E2E: back-migration test flakes on Connection refused after restart #3366

@barakeinav1

Description

@barakeinav1

Background

e2e-tests::e2e migration_service::migration_service__should_handle_back_migration_a_to_b_to_a (added in #3346) has been flaking on CI. Three confirmed failures with identical signature (Connection refused on http://127.0.0.1:21725/debug/migrations at migration_service.rs:533:29):

Root cause: cluster.wait_for_node_healthy() only checks that /health returns 200 OK. /health is || async { "OK" } (crates/node/src/web.rs) — bound very early in node startup, before the indexer initializes. After the kill+restart in the back-migration test, the function returns in as little as 16 ms (the time to spawn the binary and bind a socket), with the indexer still warming up.

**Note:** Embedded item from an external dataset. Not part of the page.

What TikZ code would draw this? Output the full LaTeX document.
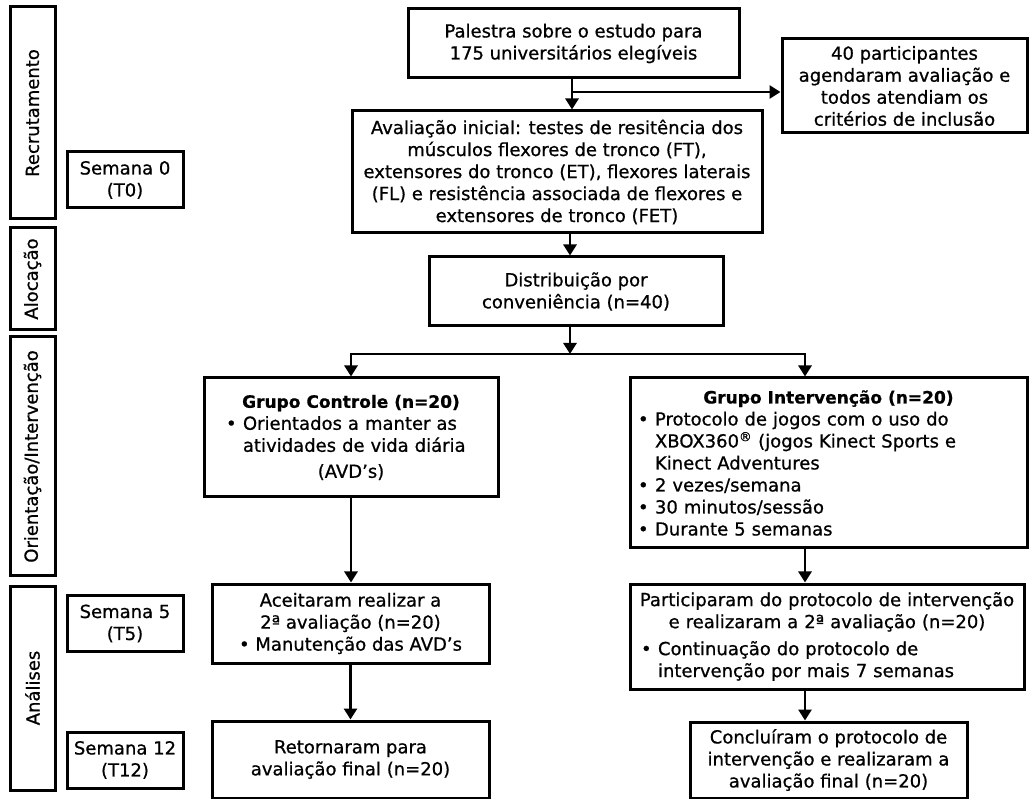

The test then marches into the back-migration's polling loop on /debug/migrations, and if A0's process exits during catch-up (likely panicking on the contract state after the forward migration's identity swap), the polling sits on Connection refused for the full 30 s INDEXER_SYNC_TIMEOUT.

User Story

As a developer, I want migration_service__should_handle_back_migration_a_to_b_to_a to pass deterministically so flaky CI doesn't block unrelated PRs.

Acceptance Criteria

  • The test passes on at least 15 consecutive CI runs on the same branch.
  • The fix is targeted at the readiness-gap (don't proceed before the indexer is making progress), not a band-aid on the polling timeout.

Resources & Additional Notes

  • Fix PR: test(e2e): wait for indexer progress in back-migration restart (fix flaky test) #3365 (validated with 15/15 success and per-run wait metrics).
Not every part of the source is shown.